Everything from the line with "Reproduce this chart with Chart.js." down to the line with "0.982, 0.992, 1.0];" below must be printed exactly, those two lines included. Exclude pictures.

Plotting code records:
######

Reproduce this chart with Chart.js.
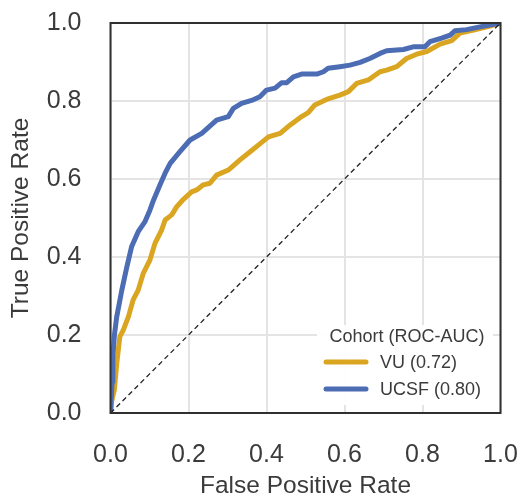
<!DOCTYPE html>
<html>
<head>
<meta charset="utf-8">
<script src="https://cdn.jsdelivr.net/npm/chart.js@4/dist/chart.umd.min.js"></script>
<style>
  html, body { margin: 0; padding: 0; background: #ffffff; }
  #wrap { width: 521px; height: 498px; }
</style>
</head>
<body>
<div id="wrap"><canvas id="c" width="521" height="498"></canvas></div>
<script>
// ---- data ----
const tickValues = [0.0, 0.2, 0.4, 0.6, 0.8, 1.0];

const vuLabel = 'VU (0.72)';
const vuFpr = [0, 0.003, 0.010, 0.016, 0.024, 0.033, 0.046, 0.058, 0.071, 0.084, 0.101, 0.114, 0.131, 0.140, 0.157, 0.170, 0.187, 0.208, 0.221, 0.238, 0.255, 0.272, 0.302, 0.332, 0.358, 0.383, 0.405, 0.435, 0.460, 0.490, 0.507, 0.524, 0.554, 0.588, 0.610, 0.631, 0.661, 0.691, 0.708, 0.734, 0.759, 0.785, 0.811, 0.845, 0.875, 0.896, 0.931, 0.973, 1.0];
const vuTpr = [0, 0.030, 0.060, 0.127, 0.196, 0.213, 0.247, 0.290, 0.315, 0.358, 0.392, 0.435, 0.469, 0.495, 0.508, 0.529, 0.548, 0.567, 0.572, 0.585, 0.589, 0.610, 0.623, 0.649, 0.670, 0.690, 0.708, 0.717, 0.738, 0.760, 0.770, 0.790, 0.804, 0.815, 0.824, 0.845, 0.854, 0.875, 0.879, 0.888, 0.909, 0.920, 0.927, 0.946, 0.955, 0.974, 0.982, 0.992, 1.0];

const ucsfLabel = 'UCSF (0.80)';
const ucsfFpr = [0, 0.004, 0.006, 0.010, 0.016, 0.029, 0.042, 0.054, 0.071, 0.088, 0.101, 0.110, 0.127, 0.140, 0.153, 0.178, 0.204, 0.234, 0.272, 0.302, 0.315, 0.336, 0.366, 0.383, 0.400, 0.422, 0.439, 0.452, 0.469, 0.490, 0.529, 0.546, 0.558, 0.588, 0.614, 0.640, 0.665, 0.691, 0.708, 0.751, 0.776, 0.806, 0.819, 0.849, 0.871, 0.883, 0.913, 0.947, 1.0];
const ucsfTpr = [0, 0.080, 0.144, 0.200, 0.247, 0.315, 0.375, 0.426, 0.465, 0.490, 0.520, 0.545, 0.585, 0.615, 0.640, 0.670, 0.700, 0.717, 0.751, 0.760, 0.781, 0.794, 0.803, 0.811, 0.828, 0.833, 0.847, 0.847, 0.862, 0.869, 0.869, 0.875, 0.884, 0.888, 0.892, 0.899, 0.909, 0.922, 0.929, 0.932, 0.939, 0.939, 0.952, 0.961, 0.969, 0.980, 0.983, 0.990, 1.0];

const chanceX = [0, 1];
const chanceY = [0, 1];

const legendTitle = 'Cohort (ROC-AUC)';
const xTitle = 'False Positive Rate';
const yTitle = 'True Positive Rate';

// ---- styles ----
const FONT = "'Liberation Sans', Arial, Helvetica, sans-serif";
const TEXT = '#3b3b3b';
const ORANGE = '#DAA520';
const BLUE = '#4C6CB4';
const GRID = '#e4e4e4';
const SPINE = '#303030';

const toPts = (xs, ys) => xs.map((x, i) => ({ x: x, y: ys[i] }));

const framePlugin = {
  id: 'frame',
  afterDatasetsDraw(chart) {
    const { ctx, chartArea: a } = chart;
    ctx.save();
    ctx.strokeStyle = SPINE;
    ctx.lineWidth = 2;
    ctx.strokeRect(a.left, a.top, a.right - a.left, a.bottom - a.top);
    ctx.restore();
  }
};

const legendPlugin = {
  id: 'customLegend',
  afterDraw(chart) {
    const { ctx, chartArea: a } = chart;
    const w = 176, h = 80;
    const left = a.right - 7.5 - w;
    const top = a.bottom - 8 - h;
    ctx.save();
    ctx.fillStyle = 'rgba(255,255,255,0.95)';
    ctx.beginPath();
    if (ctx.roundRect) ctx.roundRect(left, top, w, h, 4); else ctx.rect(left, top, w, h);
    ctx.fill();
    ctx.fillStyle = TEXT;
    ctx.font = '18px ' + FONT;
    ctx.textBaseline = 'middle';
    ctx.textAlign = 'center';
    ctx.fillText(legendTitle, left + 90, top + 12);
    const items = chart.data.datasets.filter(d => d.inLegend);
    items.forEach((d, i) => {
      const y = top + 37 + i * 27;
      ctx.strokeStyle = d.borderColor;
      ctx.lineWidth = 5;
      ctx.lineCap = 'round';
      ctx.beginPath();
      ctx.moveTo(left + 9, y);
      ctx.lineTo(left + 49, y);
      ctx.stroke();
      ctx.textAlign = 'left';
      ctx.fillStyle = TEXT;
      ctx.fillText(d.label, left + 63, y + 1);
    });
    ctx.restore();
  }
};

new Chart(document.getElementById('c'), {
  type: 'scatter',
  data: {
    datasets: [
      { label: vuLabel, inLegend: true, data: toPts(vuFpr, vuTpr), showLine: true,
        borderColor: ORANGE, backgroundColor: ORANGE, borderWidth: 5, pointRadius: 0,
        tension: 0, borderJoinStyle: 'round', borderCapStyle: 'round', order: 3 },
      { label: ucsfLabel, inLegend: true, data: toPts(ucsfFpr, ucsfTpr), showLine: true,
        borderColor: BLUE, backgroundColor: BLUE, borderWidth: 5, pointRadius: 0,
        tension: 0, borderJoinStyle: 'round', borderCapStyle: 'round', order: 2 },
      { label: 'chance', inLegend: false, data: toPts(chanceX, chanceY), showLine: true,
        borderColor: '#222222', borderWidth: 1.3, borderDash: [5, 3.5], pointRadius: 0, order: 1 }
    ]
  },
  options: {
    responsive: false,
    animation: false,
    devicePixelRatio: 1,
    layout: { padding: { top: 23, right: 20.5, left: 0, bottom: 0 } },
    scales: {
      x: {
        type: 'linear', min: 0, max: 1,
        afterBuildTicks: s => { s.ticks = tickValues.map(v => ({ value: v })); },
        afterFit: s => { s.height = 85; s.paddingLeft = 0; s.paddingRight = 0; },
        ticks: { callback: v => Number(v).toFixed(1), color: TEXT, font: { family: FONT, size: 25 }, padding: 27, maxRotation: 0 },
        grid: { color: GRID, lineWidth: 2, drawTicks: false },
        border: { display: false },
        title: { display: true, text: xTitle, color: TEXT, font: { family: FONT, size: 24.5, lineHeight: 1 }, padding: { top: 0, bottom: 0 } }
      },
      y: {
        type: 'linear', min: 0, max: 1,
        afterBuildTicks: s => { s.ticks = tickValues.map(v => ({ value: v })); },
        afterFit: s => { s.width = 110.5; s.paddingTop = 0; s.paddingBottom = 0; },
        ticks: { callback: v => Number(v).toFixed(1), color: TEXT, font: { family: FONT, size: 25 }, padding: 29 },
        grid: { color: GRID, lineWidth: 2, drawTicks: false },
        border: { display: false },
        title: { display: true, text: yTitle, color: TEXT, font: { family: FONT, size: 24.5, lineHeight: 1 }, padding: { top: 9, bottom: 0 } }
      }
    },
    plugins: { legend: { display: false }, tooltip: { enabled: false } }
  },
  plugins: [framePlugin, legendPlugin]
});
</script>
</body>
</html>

######

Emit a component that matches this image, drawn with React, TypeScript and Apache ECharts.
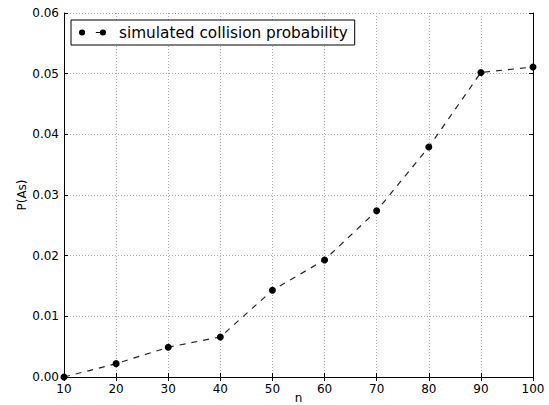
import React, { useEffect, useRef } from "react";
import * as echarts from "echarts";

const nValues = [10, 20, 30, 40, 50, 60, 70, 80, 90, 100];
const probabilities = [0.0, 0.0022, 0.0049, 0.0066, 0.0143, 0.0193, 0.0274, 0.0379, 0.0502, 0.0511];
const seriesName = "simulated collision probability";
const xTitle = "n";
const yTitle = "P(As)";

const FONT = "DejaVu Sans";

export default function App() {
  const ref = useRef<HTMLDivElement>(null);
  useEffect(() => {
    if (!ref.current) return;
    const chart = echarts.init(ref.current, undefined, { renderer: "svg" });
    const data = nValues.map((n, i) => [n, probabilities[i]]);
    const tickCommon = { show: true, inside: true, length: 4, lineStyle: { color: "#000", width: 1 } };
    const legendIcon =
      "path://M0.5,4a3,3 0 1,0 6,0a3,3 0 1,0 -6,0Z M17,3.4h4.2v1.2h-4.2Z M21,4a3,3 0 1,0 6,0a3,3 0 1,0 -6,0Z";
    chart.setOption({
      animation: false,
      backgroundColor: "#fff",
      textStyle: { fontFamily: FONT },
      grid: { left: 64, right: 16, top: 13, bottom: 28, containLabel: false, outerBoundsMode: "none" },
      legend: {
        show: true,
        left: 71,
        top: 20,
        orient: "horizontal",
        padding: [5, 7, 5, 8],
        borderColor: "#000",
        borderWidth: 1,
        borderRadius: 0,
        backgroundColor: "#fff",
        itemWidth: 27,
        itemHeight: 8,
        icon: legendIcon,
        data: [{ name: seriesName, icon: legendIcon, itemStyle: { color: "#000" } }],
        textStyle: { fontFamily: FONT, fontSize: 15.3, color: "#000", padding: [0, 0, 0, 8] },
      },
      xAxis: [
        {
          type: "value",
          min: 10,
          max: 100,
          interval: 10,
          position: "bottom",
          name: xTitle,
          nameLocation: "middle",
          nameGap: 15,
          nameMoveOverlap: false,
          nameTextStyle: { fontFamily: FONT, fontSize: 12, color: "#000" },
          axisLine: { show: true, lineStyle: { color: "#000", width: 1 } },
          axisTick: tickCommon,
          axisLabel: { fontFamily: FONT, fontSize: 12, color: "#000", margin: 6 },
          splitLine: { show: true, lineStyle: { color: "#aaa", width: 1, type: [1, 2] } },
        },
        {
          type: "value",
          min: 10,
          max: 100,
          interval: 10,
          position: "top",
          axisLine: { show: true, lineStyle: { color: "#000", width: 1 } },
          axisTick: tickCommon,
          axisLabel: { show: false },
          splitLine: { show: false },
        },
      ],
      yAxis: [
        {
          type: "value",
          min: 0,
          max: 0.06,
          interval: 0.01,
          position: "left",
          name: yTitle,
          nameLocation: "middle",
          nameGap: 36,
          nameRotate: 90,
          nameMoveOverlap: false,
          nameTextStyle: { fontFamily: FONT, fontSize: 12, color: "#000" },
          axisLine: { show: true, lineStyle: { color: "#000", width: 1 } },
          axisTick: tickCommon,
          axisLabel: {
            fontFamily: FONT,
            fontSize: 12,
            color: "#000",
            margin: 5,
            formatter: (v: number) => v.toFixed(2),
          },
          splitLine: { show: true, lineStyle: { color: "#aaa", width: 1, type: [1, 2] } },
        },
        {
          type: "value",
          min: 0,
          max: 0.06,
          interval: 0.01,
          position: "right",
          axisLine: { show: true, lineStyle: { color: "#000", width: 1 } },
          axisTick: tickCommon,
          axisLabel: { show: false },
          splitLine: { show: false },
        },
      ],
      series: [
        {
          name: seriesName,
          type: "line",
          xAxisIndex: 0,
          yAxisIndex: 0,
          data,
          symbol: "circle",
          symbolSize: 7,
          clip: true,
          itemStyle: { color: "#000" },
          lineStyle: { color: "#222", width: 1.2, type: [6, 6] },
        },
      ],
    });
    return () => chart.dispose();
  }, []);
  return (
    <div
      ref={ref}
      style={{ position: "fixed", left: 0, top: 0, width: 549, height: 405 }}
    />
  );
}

######

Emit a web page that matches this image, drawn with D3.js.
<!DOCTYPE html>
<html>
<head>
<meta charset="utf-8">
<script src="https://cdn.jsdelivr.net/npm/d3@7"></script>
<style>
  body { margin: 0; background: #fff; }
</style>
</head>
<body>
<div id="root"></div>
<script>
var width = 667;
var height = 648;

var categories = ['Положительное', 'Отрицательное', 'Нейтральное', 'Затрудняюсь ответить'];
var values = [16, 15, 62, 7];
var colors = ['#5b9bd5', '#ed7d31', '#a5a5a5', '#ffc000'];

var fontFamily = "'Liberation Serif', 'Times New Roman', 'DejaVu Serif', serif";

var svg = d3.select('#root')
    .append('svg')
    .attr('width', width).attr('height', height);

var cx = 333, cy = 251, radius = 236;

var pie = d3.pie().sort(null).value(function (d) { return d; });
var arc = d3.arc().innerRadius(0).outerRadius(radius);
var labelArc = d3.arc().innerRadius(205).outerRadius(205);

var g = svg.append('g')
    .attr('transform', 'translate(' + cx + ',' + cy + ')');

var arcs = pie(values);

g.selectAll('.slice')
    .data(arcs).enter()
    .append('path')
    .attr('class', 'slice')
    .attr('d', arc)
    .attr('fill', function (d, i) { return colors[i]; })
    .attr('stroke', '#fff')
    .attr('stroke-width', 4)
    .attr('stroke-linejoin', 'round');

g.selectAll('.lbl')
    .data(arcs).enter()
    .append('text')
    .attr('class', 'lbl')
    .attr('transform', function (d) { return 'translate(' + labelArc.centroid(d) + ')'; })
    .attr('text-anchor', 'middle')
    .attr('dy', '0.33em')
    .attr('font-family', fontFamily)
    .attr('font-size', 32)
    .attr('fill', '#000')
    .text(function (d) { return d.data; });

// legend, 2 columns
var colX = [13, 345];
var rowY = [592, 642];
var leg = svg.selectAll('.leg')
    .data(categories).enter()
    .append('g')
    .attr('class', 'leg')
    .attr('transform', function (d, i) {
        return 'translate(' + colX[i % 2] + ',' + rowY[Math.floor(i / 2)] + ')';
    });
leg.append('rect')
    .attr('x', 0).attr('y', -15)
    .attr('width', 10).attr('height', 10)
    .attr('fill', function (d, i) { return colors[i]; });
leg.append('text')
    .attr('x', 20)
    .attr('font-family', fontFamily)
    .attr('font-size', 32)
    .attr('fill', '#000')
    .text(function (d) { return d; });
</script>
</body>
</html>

######

== ANSWER IN FULL ==
Reproduce this chart with Chart.js.
<!DOCTYPE html>
<html>
<head>
<meta charset="utf-8">
<script src="https://cdn.jsdelivr.net/npm/chart.js@4/dist/chart.umd.min.js"></script>
<style>
  html, body { margin: 0; padding: 0; background: #ffffff; }
  #wrap { width: 521px; height: 498px; }
</style>
</head>
<body>
<div id="wrap"><canvas id="c" width="521" height="498"></canvas></div>
<script>
// ---- data ----
const tickValues = [0.0, 0.2, 0.4, 0.6, 0.8, 1.0];

const vuLabel = 'VU (0.72)';
const vuFpr = [0, 0.003, 0.010, 0.016, 0.024, 0.033, 0.046, 0.058, 0.071, 0.084, 0.101, 0.114, 0.131, 0.140, 0.157, 0.170, 0.187, 0.208, 0.221, 0.238, 0.255, 0.272, 0.302, 0.332, 0.358, 0.383, 0.405, 0.435, 0.460, 0.490, 0.507, 0.524, 0.554, 0.588, 0.610, 0.631, 0.661, 0.691, 0.708, 0.734, 0.759, 0.785, 0.811, 0.845, 0.875, 0.896, 0.931, 0.973, 1.0];
const vuTpr = [0, 0.030, 0.060, 0.127, 0.196, 0.213, 0.247, 0.290, 0.315, 0.358, 0.392, 0.435, 0.469, 0.495, 0.508, 0.529, 0.548, 0.567, 0.572, 0.585, 0.589, 0.610, 0.623, 0.649, 0.670, 0.690, 0.708, 0.717, 0.738, 0.760, 0.770, 0.790, 0.804, 0.815, 0.824, 0.845, 0.854, 0.875, 0.879, 0.888, 0.909, 0.920, 0.927, 0.946, 0.955, 0.974, 0.982, 0.992, 1.0];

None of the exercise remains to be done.